Does applying for and obtaining a passport from one’s country of nationality with the intention to use it to travel outside Canada, but not in one’s country of nationality constitute, in all circumstances, a circumstance that can never serve to rebut the presumption created at paragraph 121 of the UNHCR Handbook?
It is difficult to see how the renewal of a national passport for the purpose of submitting it to CIC to finalize the permanent residency process can be seen as indicating an intention on the part of the respondent to reavail himself of the protection of his country of nationality.

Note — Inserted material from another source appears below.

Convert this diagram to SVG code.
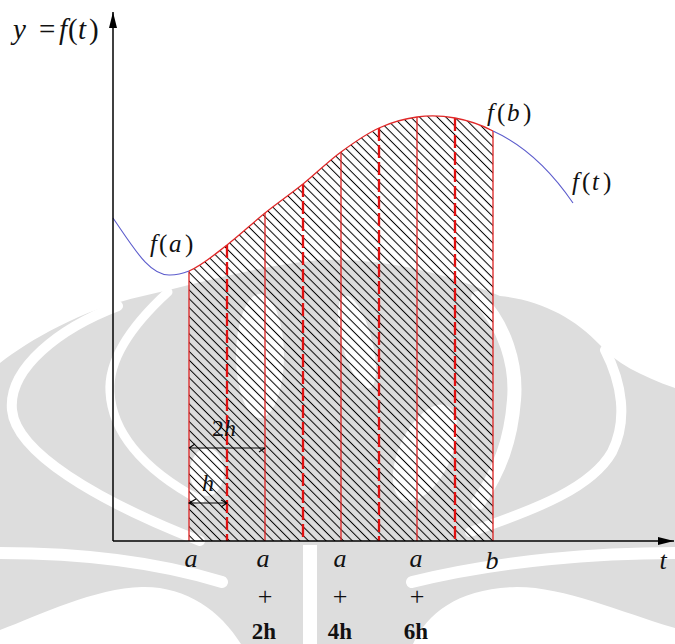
<svg xmlns="http://www.w3.org/2000/svg" width="675" height="644" viewBox="0 0 675 644">
<style>
  .wm { fill: #dddddd; }
  .wgap { fill: none; stroke: #ffffff; stroke-linecap: round; }
  .wfill { fill: #ffffff; }
  .axis { fill: none; stroke: #000; stroke-width: 1.5; }
  .blue { fill: none; stroke: #5c5ccc; stroke-width: 1.1; }
  .redc { fill: none; stroke: #e02828; stroke-width: 1.3; }
  .solid { stroke: #dd2222; stroke-width: 1.3; }
  .dash { stroke: #e01010; stroke-width: 2.3; stroke-dasharray: 13 4; }
  .dim { fill: none; stroke: #000; stroke-width: 1.1; }
  .i { font-style: italic; }
  .n { font-style: normal; }
</style>
<defs>
  <pattern id="hatch" patternUnits="userSpaceOnUse" width="6.2" height="6.2" patternTransform="rotate(-45)">
    <line x1="3.1" y1="-1" x2="3.1" y2="7.2" stroke="#000" stroke-width="1"/>
  </pattern>
  <marker id="axisArrow" viewBox="0 0 16 8" refX="16" refY="4" markerWidth="16" markerHeight="8" markerUnits="userSpaceOnUse" orient="auto">
    <path d="M0,0 L16,4 L0,8 Z" fill="#000"/>
  </marker>
</defs>

<rect width="675" height="644" fill="#ffffff"/>

<g id="watermark">
  <path class="wm" d="M0,363 C30,340 80,310 143,296 C200,283 260,265 320,260 C390,258 450,275 500,296 C540,300 575,318 600,345 C615,362 640,376 675,388 L675,644 L0,644 Z"/>
  <path class="wgap" stroke-width="10" d="M118,306 C60,328 8,368 12,410 C16,452 95,500 200,541"/>
  <path class="wgap" stroke-width="9" d="M168,292 C132,325 108,360 110,392 C112,430 140,468 200,500"/>
  <path class="wgap" stroke-width="14" d="M478,298 C505,325 517,365 514,400 C511,440 500,470 478,503"/>
  <path class="wgap" stroke-width="10" d="M605,350 C622,383 628,420 612,452 C592,487 540,508 470,532"/>
  <path class="wgap" stroke-width="12" d="M0,553 C70,553 150,560 222,582"/>
  <path class="wgap" stroke-width="12" d="M675,553 C600,553 500,560 412,582"/>
  <path class="wfill" d="M0,630 C40,615 95,588 142,587 C185,586 220,610 241,644 L0,644 Z"/>
  <path class="wfill" d="M413,644 C428,612 460,588 517,587 C565,587 620,612 675,628 L675,644 Z"/>
  <rect class="wfill" x="303" y="545" width="14" height="99"/>
  <ellipse class="wfill" cx="260" cy="356" rx="24" ry="62"/>
  <ellipse class="wfill" cx="357" cy="342" rx="15" ry="48" transform="rotate(-15 357 342)"/>
  <ellipse class="wfill" cx="425" cy="453" rx="26" ry="52" transform="rotate(25 425 453)"/>
  <ellipse class="wfill" cx="207" cy="472" rx="17" ry="24"/>
</g>

<g id="area">
  <path fill="url(#hatch)" d="M189,541 L189,271 C201.7,265.8 214.3,254.7 227,245 C239.7,235.3 252.3,223.2 265,213 C277.7,202.8 290.3,194.2 303,184 C315.7,173.8 328.3,161.3 341,152 C353.7,142.7 366.3,133.8 379,128 C391.7,122.2 404.3,118.7 417,117 C429.7,115.3 442.3,115.7 455,118 C467.7,120.3 480.3,124.3 493,131 L493,541 Z"/>
</g>

<g id="strips">
  <line class="solid" x1="189" y1="271" x2="189" y2="541"/>
  <line class="solid" x1="265" y1="213" x2="265" y2="541"/>
  <line class="solid" x1="341" y1="152" x2="341" y2="541"/>
  <line class="solid" x1="417" y1="117" x2="417" y2="541"/>
  <line class="solid" x1="493" y1="131" x2="493" y2="541"/>
  <line class="dash" x1="227" y1="245" x2="227" y2="541"/>
  <line class="dash" x1="303" y1="184" x2="303" y2="541"/>
  <line class="dash" x1="379" y1="128" x2="379" y2="541"/>
  <line class="dash" x1="455" y1="118" x2="455" y2="541"/>
</g>

<g id="curve">
  <path class="blue" d="M113,218 C135,250 150,276 170,275 C178,275 184,273 189,271"/>
  <path class="redc" d="M189,271 C201.7,265.8 214.3,254.7 227,245 C239.7,235.3 252.3,223.2 265,213 C277.7,202.8 290.3,194.2 303,184 C315.7,173.8 328.3,161.3 341,152 C353.7,142.7 366.3,133.8 379,128 C391.7,122.2 404.3,118.7 417,117 C429.7,115.3 442.3,115.7 455,118 C467.7,120.3 480.3,124.3 493,131"/>
  <path class="blue" d="M493,131 C515,141 545,162 573,203"/>
</g>

<g id="connectors">
  <path class="axis" d="M113,541 L113,12" marker-end="url(#axisArrow)"/>
  <path class="axis" d="M113,541 L674,541" marker-end="url(#axisArrow)"/>
  <path class="dim" d="M189,448 H265 M189,448 L195,444 M265,448 L259,452"/>
  <path class="dim" d="M189,503 H227 M196,499 L189,503 L196,507 M221,500 L227,503 L221,507"/>
</g>

<g id="labels" font-family="'Liberation Serif', 'Times New Roman', 'DejaVu Serif', serif" fill="#111">
  <text class="i" x="13" y="39" font-size="29">y</text>
  <text class="n" x="39" y="39" font-size="29">=</text>
  <text y="39" font-size="29"><tspan class="i" x="59">f</tspan><tspan class="n" x="68">(</tspan><tspan class="i" x="78">t</tspan><tspan class="n" x="89">)</tspan></text>

  <text y="252" font-size="25"><tspan class="i" x="150">f</tspan><tspan class="n" x="159">(</tspan><tspan class="i" x="169">a</tspan><tspan class="n" x="185">)</tspan></text>
  <text y="121" font-size="25"><tspan class="i" x="487">f</tspan><tspan class="n" x="497">(</tspan><tspan class="i" x="507">b</tspan><tspan class="n" x="523">)</tspan></text>
  <text y="190" font-size="25"><tspan class="i" x="572">f</tspan><tspan class="n" x="582">(</tspan><tspan class="i" x="592">t</tspan><tspan class="n" x="603">)</tspan></text>

  <text y="436" font-size="24"><tspan class="n" x="212">2</tspan><tspan class="i" x="224">h</tspan></text>
  <text class="i" x="202" y="491" font-size="24">h</text>

  <text class="i" x="191" y="567" font-size="26" text-anchor="middle">a</text>
  <text class="i" x="263" y="567" font-size="26" text-anchor="middle">a</text>
  <text class="i" x="340" y="567" font-size="26" text-anchor="middle">a</text>
  <text class="i" x="416" y="567" font-size="26" text-anchor="middle">a</text>
  <text class="i" x="492" y="569" font-size="26" text-anchor="middle">b</text>
  <text class="i" x="663" y="569" font-size="26" text-anchor="middle">t</text>

  <text class="n" x="265" y="605" font-size="26" text-anchor="middle">+</text>
  <text class="n" x="340" y="605" font-size="26" text-anchor="middle">+</text>
  <text class="n" x="417" y="605" font-size="26" text-anchor="middle">+</text>

  <text class="n" x="264" y="639" font-size="23" font-weight="bold" text-anchor="middle">2h</text>
  <text class="n" x="340" y="639" font-size="23" font-weight="bold" text-anchor="middle">4h</text>
  <text class="n" x="416" y="639" font-size="23" font-weight="bold" text-anchor="middle">6h</text>
</g>
</svg>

Paragraph 121 of the UNHCR Handbook creates a presumption of intention of reavailment of the protection of a refugee’s country of nationality when the refugee applies for and obtains a national passport or its renewal. In this case, the presumption applied to the respondent. However, paragraph 121 also expressly mentions that this presumption can be rebutted with “proof to the contrary”, that is to say, if the refugee shows that he did not request a passport with the intention of reavailing himself of the protection of his country of nationality.
According to this paragraph, in the absence of proof to the contrary, by obtaining a national passport for the purpose of returning to his country of nationality, a refugee is deemed to have obtained the protection of his country of nationality, and thus, he satisfies the third requirement for reavailment. However, the presumption is refutable and only operates where the refugee’s motivation for obtaining a passport is to return to his country of nationality. If a refugee obtains a national passport with no intention of returning to his country of nationality, he will not be deemed to have had obtained the protection of his country of nationality. A parallel can be drawn from this principle in relation to the requirement dealing with the refugee’s intention as there is a link between having the intention of reavailing oneself of the protection of one’s country of nationality and actually obtaining such protection.

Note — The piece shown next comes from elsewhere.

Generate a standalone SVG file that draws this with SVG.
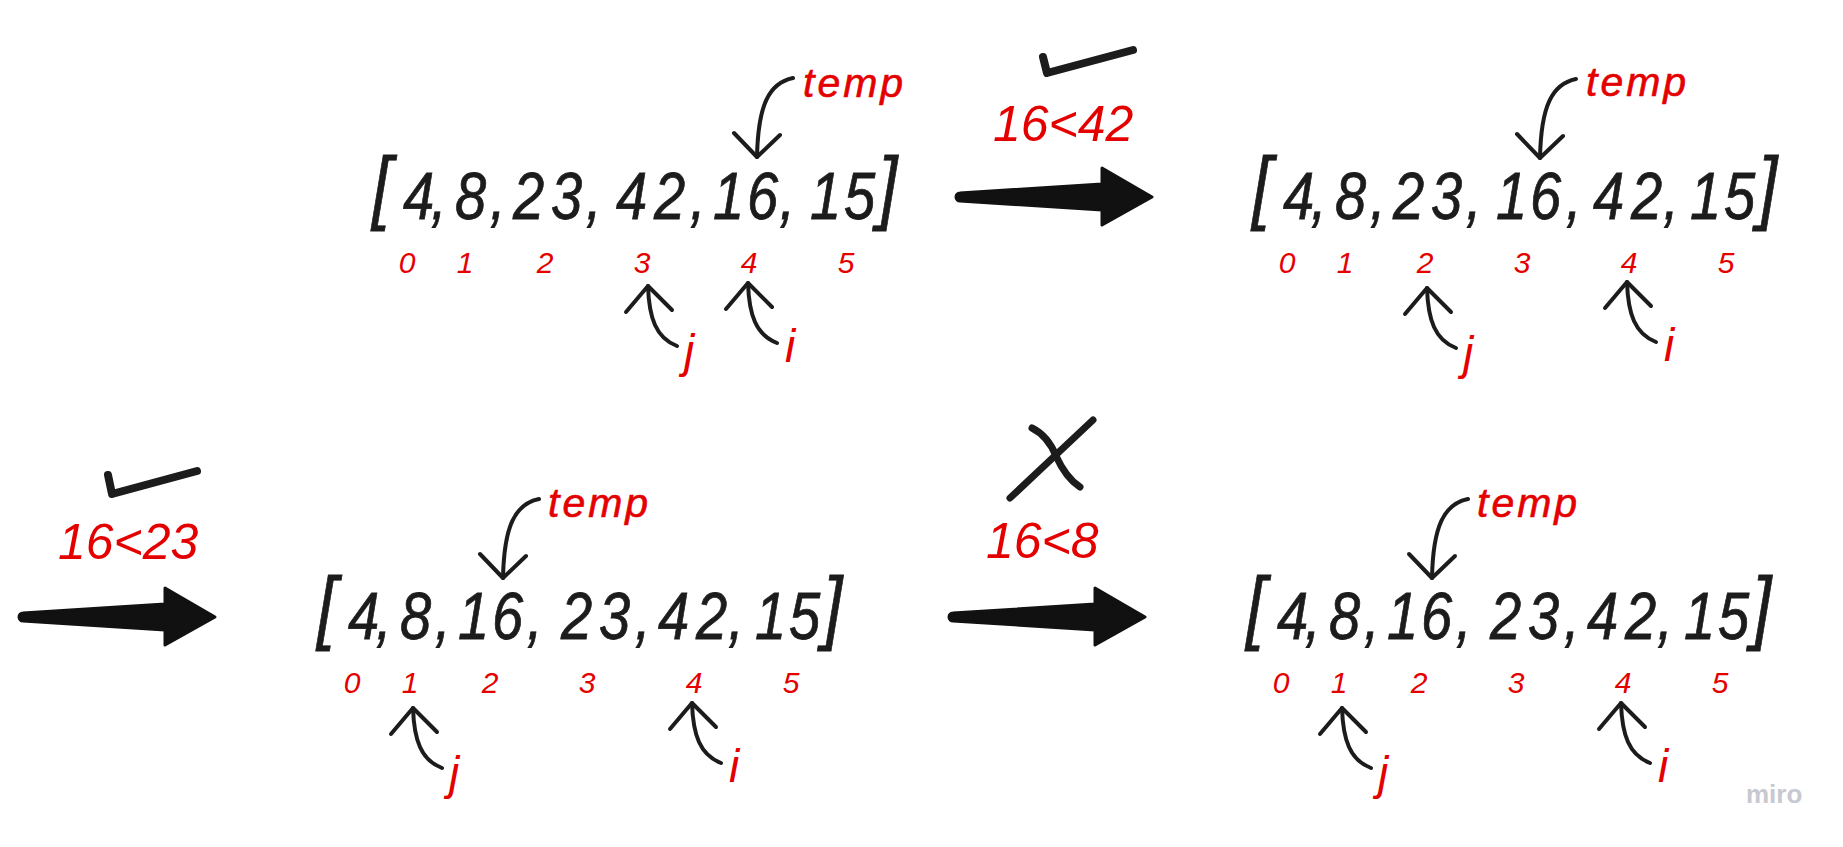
<svg xmlns="http://www.w3.org/2000/svg" xmlns:xlink="http://www.w3.org/1999/xlink" width="1843" height="847" viewBox="0 0 1843 847">
  <style>
    text { font-family: "Liberation Sans", "DejaVu Sans", sans-serif; font-style: italic; }
    .arr { font-size: 66px; fill: #1c1c1c; stroke: #1c1c1c; stroke-width: 0.8px; }
    .br { font-size: 82px; }
    .idx { font-size: 30px; fill: #e50000; text-anchor: middle; }
    .tmp { font-size: 41px; fill: #e50000; letter-spacing: 3px; stroke: #e50000; stroke-width: 0.6px; }
    .cmp { font-size: 50px; fill: #e50000; }
    .lbl { font-size: 46px; fill: #e50000; }
    .ptr { fill: none; stroke: #1c1c1c; stroke-width: 4; stroke-linecap: round; stroke-linejoin: round; }
    .big { fill: #111111; stroke: #111111; stroke-width: 3; stroke-linejoin: round; }
    .mark { fill: none; stroke: #1c1c1c; stroke-width: 8; stroke-linecap: round; stroke-linejoin: round; }
    .miro { font-style: normal; font-weight: bold; font-size: 26px; fill: #c6c9d0; }
  </style>
  <defs>
    <g id="tempPtr">
      <path class="ptr" d="M36,-79 C12,-74 1,-52 0,0"/>
      <path class="ptr" d="M-23,-24 L0,0 L23,-22"/>
    </g>
    <g id="upPtr">
      <path class="ptr" d="M0,0 C1,32 8,52 29,60"/>
      <path class="ptr" d="M-22,26 L0,0 L24,24"/>
    </g>
    <path id="bigArrow" class="big" d="M0,-4 L142,-13 L142,-29 L192,0 L142,28 L142,13 L0,4 A4,4 0 0 1 0,-4 Z"/>
  </defs>

  <!-- Panel 1 -->
  <g id="panel1">
    <text class="arr" transform="scale(0.85,1)"><tspan class="br" x="437.6" y="214">[</tspan><tspan x="474.1" y="219">4</tspan><tspan x="507.1" y="219">,</tspan><tspan x="535.3" y="219">8</tspan><tspan x="576.5" y="219">,</tspan><tspan x="603.5 648.2" y="219">23</tspan><tspan x="689.4" y="219">,</tspan><tspan x="724.7 769.4" y="219">42</tspan><tspan x="811.8" y="219">,</tspan><tspan x="838.8 878.8" y="219">16</tspan><tspan x="917" y="219">,</tspan><tspan x="952.9 992.9" y="219">15</tspan><tspan class="br" x="1032.9" y="214">]</tspan></text>
    <text class="idx" y="273"><tspan x="407">0</tspan><tspan x="465">1</tspan><tspan x="545">2</tspan><tspan x="642">3</tspan><tspan x="749">4</tspan><tspan x="846">5</tspan></text>
    <use href="#tempPtr" x="757" y="157"/>
    <text class="tmp" x="803" y="97">temp</text>
    <use href="#upPtr" x="648" y="286"/>
    <text class="lbl" x="684" y="367">j</text>
    <use href="#upPtr" x="748" y="283"/>
    <text class="lbl" x="785" y="362">i</text>
  </g>

  <!-- Panel 2 -->
  <g id="panel2" transform="translate(880,0)">
    <text class="arr" transform="scale(0.85,1)"><tspan class="br" x="437.6" y="214">[</tspan><tspan x="474.1" y="219">4</tspan><tspan x="507.1" y="219">,</tspan><tspan x="535.3" y="219">8</tspan><tspan x="576.5" y="219">,</tspan><tspan x="603.5 648.2" y="219">23</tspan><tspan x="689.4" y="219">,</tspan><tspan x="724.7 764.7" y="219">16</tspan><tspan x="807.1" y="219">,</tspan><tspan x="838.8 883.5" y="219">42</tspan><tspan x="921.5" y="219">,</tspan><tspan x="952.9 992.9" y="219">15</tspan><tspan class="br" x="1032.9" y="214">]</tspan></text>
    <text class="idx" y="273"><tspan x="407">0</tspan><tspan x="465">1</tspan><tspan x="545">2</tspan><tspan x="642">3</tspan><tspan x="749">4</tspan><tspan x="846">5</tspan></text>
    <use href="#tempPtr" x="660" y="158"/>
    <text class="tmp" x="706" y="96">temp</text>
    <use href="#upPtr" x="547" y="288"/>
    <text class="lbl" x="583" y="369">j</text>
    <use href="#upPtr" x="747" y="282"/>
    <text class="lbl" x="784" y="361">i</text>
  </g>

  <!-- Panel 3 -->
  <g id="panel3" transform="translate(-55,420)">
    <text class="arr" transform="scale(0.85,1)"><tspan class="br" x="437.6" y="214">[</tspan><tspan x="474.1" y="219">4</tspan><tspan x="507.1" y="219">,</tspan><tspan x="535.3" y="219">8</tspan><tspan x="576.5" y="219">,</tspan><tspan x="603.5 643.5" y="219">16</tspan><tspan x="684.7" y="219">,</tspan><tspan x="724.7 769.4" y="219">23</tspan><tspan x="811.8" y="219">,</tspan><tspan x="838.8 883.5" y="219">42</tspan><tspan x="921.5" y="219">,</tspan><tspan x="952.9 992.9" y="219">15</tspan><tspan class="br" x="1032.9" y="214">]</tspan></text>
    <text class="idx" y="273"><tspan x="407">0</tspan><tspan x="465">1</tspan><tspan x="545">2</tspan><tspan x="642">3</tspan><tspan x="749">4</tspan><tspan x="846">5</tspan></text>
    <use href="#tempPtr" x="558" y="158"/>
    <text class="tmp" x="603" y="97">temp</text>
    <use href="#upPtr" x="468" y="288"/>
    <text class="lbl" x="504" y="369">j</text>
    <use href="#upPtr" x="747" y="283"/>
    <text class="lbl" x="784" y="362">i</text>
  </g>

  <!-- Panel 4 -->
  <g id="panel4" transform="translate(874,420)">
    <text class="arr" transform="scale(0.85,1)"><tspan class="br" x="437.6" y="214">[</tspan><tspan x="474.1" y="219">4</tspan><tspan x="507.1" y="219">,</tspan><tspan x="535.3" y="219">8</tspan><tspan x="576.5" y="219">,</tspan><tspan x="603.5 643.5" y="219">16</tspan><tspan x="684.7" y="219">,</tspan><tspan x="724.7 769.4" y="219">23</tspan><tspan x="811.8" y="219">,</tspan><tspan x="838.8 883.5" y="219">42</tspan><tspan x="921.5" y="219">,</tspan><tspan x="952.9 992.9" y="219">15</tspan><tspan class="br" x="1032.9" y="214">]</tspan></text>
    <text class="idx" y="273"><tspan x="407">0</tspan><tspan x="465">1</tspan><tspan x="545">2</tspan><tspan x="642">3</tspan><tspan x="749">4</tspan><tspan x="846">5</tspan></text>
    <use href="#tempPtr" x="558" y="158"/>
    <text class="tmp" x="603" y="97">temp</text>
    <use href="#upPtr" x="468" y="288"/>
    <text class="lbl" x="504" y="369">j</text>
    <use href="#upPtr" x="747" y="283"/>
    <text class="lbl" x="784" y="362">i</text>
  </g>

  <!-- Comparison labels and marks -->
  <g id="step1-label">
    <path class="mark" d="M1043,57 L1047,73 L1133,50"/>
    <text class="cmp" x="993" y="141">16&lt;42</text>
  </g>
  <g id="step2-label">
    <path class="mark" d="M108,475 L112,494 L197,471"/>
    <text class="cmp" x="58" y="559">16&lt;23</text>
  </g>
  <g id="step3-label">
    <path class="mark" style="stroke-width:7" d="M1010,498 L1093,420"/>
    <path class="mark" style="stroke-width:7" d="M1032,428 Q1048,436 1056,456 Q1066,478 1080,487"/>
    <text class="cmp" x="986" y="558">16&lt;8</text>
  </g>

  <!-- Connectors -->
  <g id="connectors">
    <use href="#bigArrow" x="960" y="197"/>
    <use href="#bigArrow" x="23" y="617"/>
    <use href="#bigArrow" x="953" y="617"/>
  </g>

  <text class="miro" x="1746" y="803">miro</text>
</svg>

Where a person has become a permanent resident under a visa application in the overseas Refugee and Humanitarian Resettlement Program by virtue of a member of the person’s family listed in the visa application having been determined to be a Convention refugee (though the person was not themselves assessed as a Convention refugee), is that person a Convention refugee as contemplated in paragraph 95(1)(a) of the IRPA who is subject to cessation of refugee status pursuant to subsection 108(2) of the IRPA?
In my view, [the argument that can accompanying family member is a Convention refugee who is subject to cessation] does not outweigh the following important points:
- It makes no sense for the respondent to face negative consequences for visiting Iran, where she never claimed to be at risk;
- The applicable statutory and regulatory provisions (read in their entire context and in their grammatical and ordinary sense harmoniously with the scheme of the IRPA, the object of the IRPA, and the intention of Parliament) do not support the applicant’s position; and
- The applicant’s position would work against the clearly stated policy of family unity.